Judgment day is drawing closer for Katherine Jackson and AEG Live.
A six-man, six-woman jury was seated today for the trial about to unfold concerning the wrongful death lawsuit filed by Michael Jackson's mother against the concert promoter behind the pop star's 50-date London engagement that never came to pass in 2009.
A judge has already dismissed many of the lawsuit's original claims, leaving intact an allegation of negligent hiring regarding Conrad Murray, the cardiologist who was supposedly looking after Jackson's medical needs and was later convicted of involuntary manslaughter for administering the overdose of the heavy anesthetic propofol that killed the artist.
Murray, meanwhile, appealed his conviction today, his lawyer arguing in a 230-page brief that her client was made to be an example due to his patient's high-profile status and that multiple legal errors were committed at trial.
AEG has maintained that Jackson had a drug problem long before they ever got into business with him, and that Murray was one of many doctors who had treated him in the past and the promoter did not contract with Murray to care for Jackson.

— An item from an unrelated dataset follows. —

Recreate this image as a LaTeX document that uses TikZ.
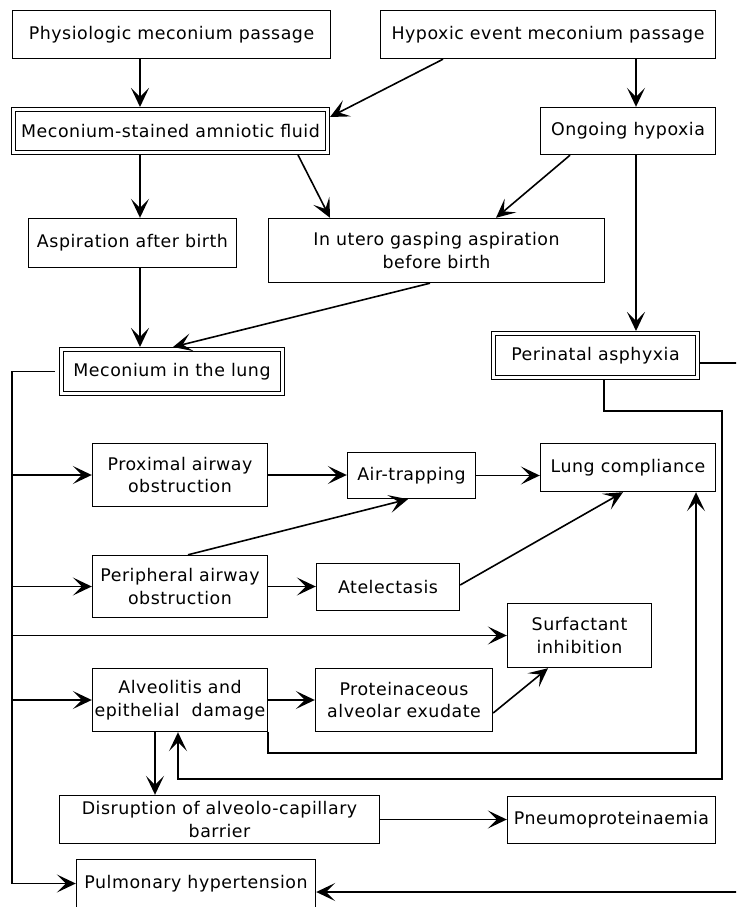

In allowing the negligent-hiring charge to remain on the table, however, a judge determined that, among other things, discussions of a possible $150,000-per-month salary for Murray could imply that there was a contract.
Attorneys for Katherine, who is suing on behalf of herself and Jackson's three children, are arguing that AEG Live did hire Murray and, in so doing, ignored various red flags, including his personal financial issues.
Murray is on both sides' lists of potential witnesses for the upcoming trial.
Three alternate jurors still need to be seated, after which the trial is expected to last for roughly three months.